MOODY: During this last economic cycle, we’ve seen commercial banks that traditionally went after these large loans, and when that business slowed down, they just encroached upon smaller loans. So you have regional and even national banks that are willing to do smaller loans than they were just five years ago. The community banks have been hurt by that because regional banks are now in their space. And it’s been more competitive for credit unions to be in that market—because even the big guys want to do the $500,000 loans, where before they wouldn’t even take a look at it.
It’ll go back to the way it was as the economy continues to improve; the larger banks will move out of the small business loan environment and there will continue to be that demand for credit unions to meet those capital needs.
WAHLEN: Small businesses can’t grow unless they have access to capital. And we provide access to capital not only through our business lending, but also through our consumer side. We have members that are tapping into their home equity loans to start small businesses. That’s the heart of America—our economy grows based upon small business growth. And we’re a catalyst to provide that economic growth in Utah.
How is technology helping, and how is it presenting a challenge?
BARBER: From the standpoint of a smaller organization, it does provide a greater ease for members to be able to continue to do business with us regardless of where they are. But in the same vein, it also provides greater capability for them to quickly see what everyone else is doing. In today’s economy, and the fact that people are willing to go out and search, they’ll be up and gone for an eighth of a percent at the blink of an eye. So it’s a double-edged sword.
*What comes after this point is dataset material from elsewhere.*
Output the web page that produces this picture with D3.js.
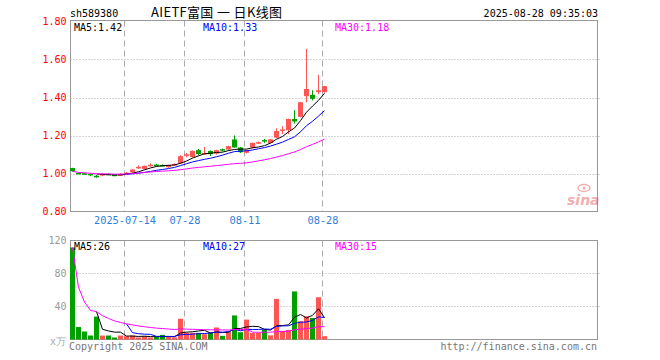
<!DOCTYPE html>
<html><head><meta charset="utf-8">
<script src="https://cdn.jsdelivr.net/npm/d3@7/dist/d3.min.js"></script>
<style>body{margin:0;background:#fff}svg{display:block}</style>
</head><body><svg id="c" width="660" height="360"></svg>
<script>
// ---------- data ----------
const dates = ["2025-07-01","2025-07-02","2025-07-03","2025-07-04","2025-07-07","2025-07-08","2025-07-09","2025-07-10","2025-07-11",
"2025-07-14","2025-07-15","2025-07-16","2025-07-17","2025-07-18","2025-07-21","2025-07-22","2025-07-23","2025-07-24","2025-07-25",
"2025-07-28","2025-07-29","2025-07-30","2025-07-31","2025-08-01","2025-08-04","2025-08-05","2025-08-06","2025-08-07","2025-08-08",
"2025-08-11","2025-08-12","2025-08-13","2025-08-14","2025-08-15","2025-08-18","2025-08-19","2025-08-20","2025-08-21","2025-08-22",
"2025-08-25","2025-08-26","2025-08-27","2025-08-28"];
const openP  = [1.029,1.003,1.001,0.998,0.988,0.993,0.998,0.994,0.992,0.999,1.006,1.032,1.024,1.043,1.047,1.045,1.033,1.046,1.053,1.098,1.087,1.123,1.105,1.119,1.105,1.128,1.126,1.179,1.137,1.109,1.137,1.162,1.176,1.160,1.189,1.228,1.228,1.287,1.298,1.407,1.414,1.428,1.428];
const highP  = [1.030,1.006,1.004,1.000,0.992,1.003,1.001,0.997,1.002,1.008,1.023,1.043,1.041,1.053,1.051,1.048,1.046,1.053,1.096,1.108,1.121,1.130,1.140,1.122,1.125,1.131,1.146,1.200,1.140,1.124,1.163,1.168,1.182,1.182,1.238,1.249,1.289,1.333,1.375,1.656,1.438,1.519,1.461];
const lowP   = [1.010,0.997,0.997,0.986,0.978,0.986,0.992,0.985,0.987,0.995,1.004,1.024,1.022,1.036,1.038,1.037,1.030,1.040,1.050,1.085,1.084,1.095,1.098,1.092,1.100,1.116,1.122,1.135,1.108,1.105,1.132,1.155,1.160,1.157,1.186,1.207,1.207,1.263,1.296,1.375,1.385,1.417,1.425];
const closeP = [1.012,1.000,0.999,0.995,0.985,0.997,0.995,0.990,0.996,1.004,1.021,1.035,1.040,1.046,1.043,1.041,1.045,1.050,1.091,1.101,1.119,1.102,1.108,1.102,1.123,1.126,1.144,1.137,1.112,1.123,1.161,1.165,1.172,1.180,1.224,1.232,1.287,1.274,1.375,1.445,1.393,1.438,1.460];
const volume = [111,15,9.6,4.8,27.6,4.8,4.8,2.4,4.8,4,4.8,2.4,4,2.4,3.2,5.6,3.2,2.5,25,8,8,8,6.4,8.5,14.5,4.4,9.6,29,8.8,24,8,8,12,5,49,10.4,11.6,58,22,28,26,51,4];
const priceTicks = [0.8,1.0,1.2,1.4,1.6,1.8];
const volTicks = [40,80,120];
const dateTicks = ["2025-07-14","2025-07-28","2025-08-11","2025-08-28"];
const dateTickLabels = ["2025-07-14","07-28","08-11","08-28"];
const maPeriods = [5,10,30];
const maColors = ["#000000","#0000ff","#ff00ff"];
const priceMALabels = ["MA5:1.42","MA10:1.33","MA30:1.18"];
const volMALabels = ["MA5:26","MA10:27","MA30:15"];
const codeText = "sh589380";
const titleText = "AIETF富国 一 日K线图";
const timeText = "2025-08-28 09:35:03";

// ---------- layout ----------
const svg = d3.select("#c");
const L = 70.5, R = 597.5;
const PT = 20.5, PB = 211.5, VT = 240.5, VB = 339.5;
const mono = "'DejaVu Sans Mono', 'Liberation Mono', monospace";
const UP = "#ff5555", DOWN = "#00a000";

const x = d3.scalePoint().domain(dates).range([72.5, 72.5 + 6 * (dates.length - 1)]);
const y = d3.scaleLinear().domain([0.8, 1.8]).range([211.5, 21.5]);
const yv = d3.scaleLinear().domain([0, 120]).range([339.5, 240]);

function ma(arr, n) {
  return arr.map((_, i) => {
    if (n < 30 && i < n - 1) return null;
    const s = arr.slice(Math.max(0, i - n + 1), i + 1);
    return d3.mean(s);
  });
}

// grid lines
function hgrid(scale, ticks) {
  svg.append("g").selectAll("line").data(ticks).join("line")
    .attr("x1", L).attr("x2", R + 2)
    .attr("y1", d => Math.round(scale(d)) + 0.5).attr("y2", d => Math.round(scale(d)) + 0.5)
    .attr("stroke", "#aaa").attr("stroke-dasharray", "1,2");
}
hgrid(y, [1.0, 1.2, 1.4, 1.6]);
hgrid(yv, [40, 80]);

// vertical dashed lines
[[PT, PB], [VT, VB]].forEach(([t, b]) => {
  svg.append("g").selectAll("line").data(dateTicks).join("line")
    .attr("x1", d => x(d) - 2).attr("x2", d => x(d) - 2)
    .attr("y1", t).attr("y2", b)
    .attr("stroke", "#aaa").attr("stroke-dasharray", "6,4");
});

// boxes
[[PT, PB], [VT, VB]].forEach(([t, b]) => {
  svg.append("rect").attr("x", L).attr("y", t).attr("width", R - L).attr("height", b - t)
    .attr("fill", "none").attr("stroke", "#999");
});

// candles
const idx = d3.range(dates.length);
const cg = svg.append("g");
cg.selectAll("line").data(idx).join("line")
  .attr("x1", i => x(dates[i])).attr("x2", i => x(dates[i]))
  .attr("y1", i => y(highP[i])).attr("y2", i => y(lowP[i]))
  .attr("stroke", i => closeP[i] >= openP[i] ? UP : DOWN);
cg.selectAll("rect").data(idx).join("rect")
  .attr("x", i => x(dates[i]) - 2.5).attr("width", 5)
  .attr("y", i => y(Math.max(openP[i], closeP[i])))
  .attr("height", i => Math.max(1.5, Math.abs(y(openP[i]) - y(closeP[i]))))
  .attr("fill", i => closeP[i] >= openP[i] ? UP : DOWN);

// volume bars
svg.append("g").selectAll("rect").data(idx).join("rect")
  .attr("x", i => x(dates[i]) - 2.5).attr("width", 5)
  .attr("y", i => yv(volume[i])).attr("height", i => yv(0) - yv(volume[i]))
  .attr("fill", i => closeP[i] >= openP[i] ? UP : DOWN);

// MA lines
maPeriods.forEach((n, k) => {
  const pm = ma(closeP, n), vm = ma(volume, n);
  const lp = d3.line().defined(d => d[1] != null).x(d => x(d[0])).y(d => y(d[1]));
  const lv = d3.line().defined(d => d[1] != null).x(d => x(d[0])).y(d => yv(d[1]));
  svg.append("path").attr("d", lp(dates.map((d, i) => [d, pm[i]])))
    .attr("fill", "none").attr("stroke", maColors[k]).attr("stroke-width", 1);
  svg.append("path").attr("d", lv(dates.map((d, i) => [d, vm[i]])))
    .attr("fill", "none").attr("stroke", maColors[k]).attr("stroke-width", 1);
});

// axes (labels)
const ax1 = svg.append("g").attr("transform", `translate(${L},0)`)
  .call(d3.axisLeft(y).tickValues(priceTicks).tickFormat(d3.format(".2f")).tickSize(0).tickPadding(4));
ax1.select(".domain").remove();
ax1.selectAll("text").attr("fill", "#ff0000").attr("font-family", mono).attr("font-size", 10);

const ax2 = svg.append("g").attr("transform", `translate(${L},0)`)
  .call(d3.axisLeft(yv).tickValues(volTicks).tickFormat(d3.format("d")).tickSize(0).tickPadding(4));
ax2.select(".domain").remove();
ax2.selectAll("text").attr("fill", "#999").attr("font-family", mono).attr("font-size", 10);

const ax3 = svg.append("g").attr("transform", `translate(-2,${PB})`)
  .call(d3.axisBottom(x).tickValues(dateTicks).tickFormat((d, i) => dateTickLabels[i]).tickSize(0).tickPadding(5));
ax3.select(".domain").remove();
ax3.selectAll("text").attr("fill", "#2f7fd8").attr("font-family", mono).attr("font-size", 10.3);

// MA labels
const maX = [74, 203, 335];
maPeriods.forEach((n, k) => {
  svg.append("text").attr("x", maX[k]).attr("y", 30.5).text(priceMALabels[k])
    .attr("fill", maColors[k]).attr("font-family", mono).attr("font-size", 10);
  svg.append("text").attr("x", maX[k]).attr("y", 250).text(volMALabels[k])
    .attr("fill", maColors[k]).attr("font-family", mono).attr("font-size", 10);
});

// header
svg.append("text").attr("x", 70).attr("y", 16.5).text(codeText)
  .attr("font-family", mono).attr("font-size", 10).attr("fill", "#000");
svg.append("text").attr("x", 151).attr("y", 17).text(titleText)
  .attr("textLength", 131).attr("lengthAdjust", "spacing")
  .attr("font-family", "'Noto Sans CJK SC', sans-serif").attr("font-size", 13).attr("fill", "#000");
svg.append("text").attr("x", 598).attr("y", 16.5).attr("text-anchor", "end").text(timeText)
  .attr("font-family", mono).attr("font-size", 10).attr("fill", "#000");

// footer
svg.append("text").attr("x", 66).attr("y", 345).attr("text-anchor", "end").text("x万")
  .attr("font-family", mono).attr("font-size", 10).attr("fill", "#aaa");
svg.append("text").attr("x", 69).attr("y", 350).text("Copyright 2025 SINA.COM")
  .attr("font-family", mono).attr("font-size", 10).attr("fill", "#777");
svg.append("text").attr("x", 597).attr("y", 350).attr("text-anchor", "end").text("http://finance.sina.com.cn")
  .attr("font-family", mono).attr("font-size", 10).attr("fill", "#777");

// sina watermark
const wm = svg.append("g").attr("opacity", 0.45);
wm.append("text").attr("x", 567).attr("y", 205).text("sina")
  .attr("font-family", "'DejaVu Sans', sans-serif").attr("font-style", "italic").attr("font-weight", "bold")
  .attr("font-size", 14).attr("fill", "#e05050");
wm.append("ellipse").attr("cx", 584).attr("cy", 188).attr("rx", 6).attr("ry", 3.5)
  .attr("fill", "none").attr("stroke", "#e05050").attr("stroke-width", 1.5);
wm.append("circle").attr("cx", 584).attr("cy", 188).attr("r", 1.5).attr("fill", "#e05050");
</script></body></html>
VANAUSDEL: While we recognize the importance of technology, it’s very expensive and members expect it for free for the most part. It’s a real challenge putting the new technology in and figuring out ways to pay for it.
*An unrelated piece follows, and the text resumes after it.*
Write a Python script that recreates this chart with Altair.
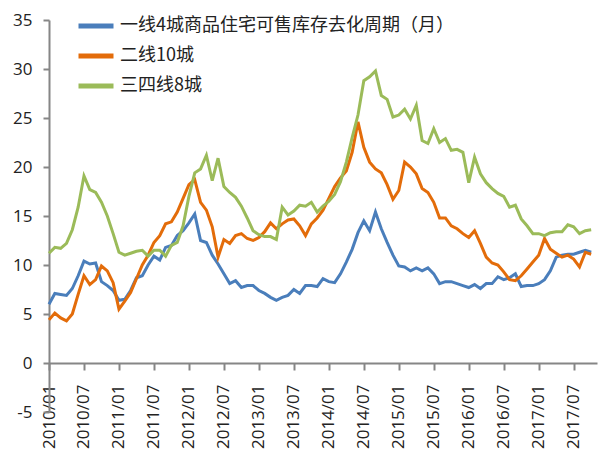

PAYNE: Technology is a great equalizer. On the consumer side, they get an advantage there where they can comparison shop. And Bret’s right as well—it is expensive. Fortunately, there seems to be a service bureau model set up to where its price is scaled on institution size. We were able to introduce a mobile deposit product late last year. It’s not perfect; it’s got a few wrinkles. But it’s good. We were able to roll out and be one of the early adopters of mobile deposit technology.
GOURDIN: One of the biggest reasons individuals will join a credit union or a bank is, obviously, for the deal they’re getting, but the other big reason is convenience. For a small institution that only has one location and that serves memberships throughout the state, online banking and other technological services are the only equalizers that we have, with the exception, of course, of shared branching. So even though it is expensive, we believe it’s necessary to make that investment for us to not only survive, but to thrive.
PAYNE: Because it’s more expensive
HOFELING: We’re kind of middle of the road, as far as size, but I’m sure many of you have seen the same results. We know that 53 percent of all of our teller transactions are electronic, which to me was kind of a surprise. More normal, day-by-day transactions are done electronically than they are in person.
When you start looking at the numbers, it’s not young versus old, it’s everybody. I’ve got as many senior members using the technology as I do high school kids. It’s not should you, it’s how come you don’t? It’s just the same thing as not having a pencil anymore.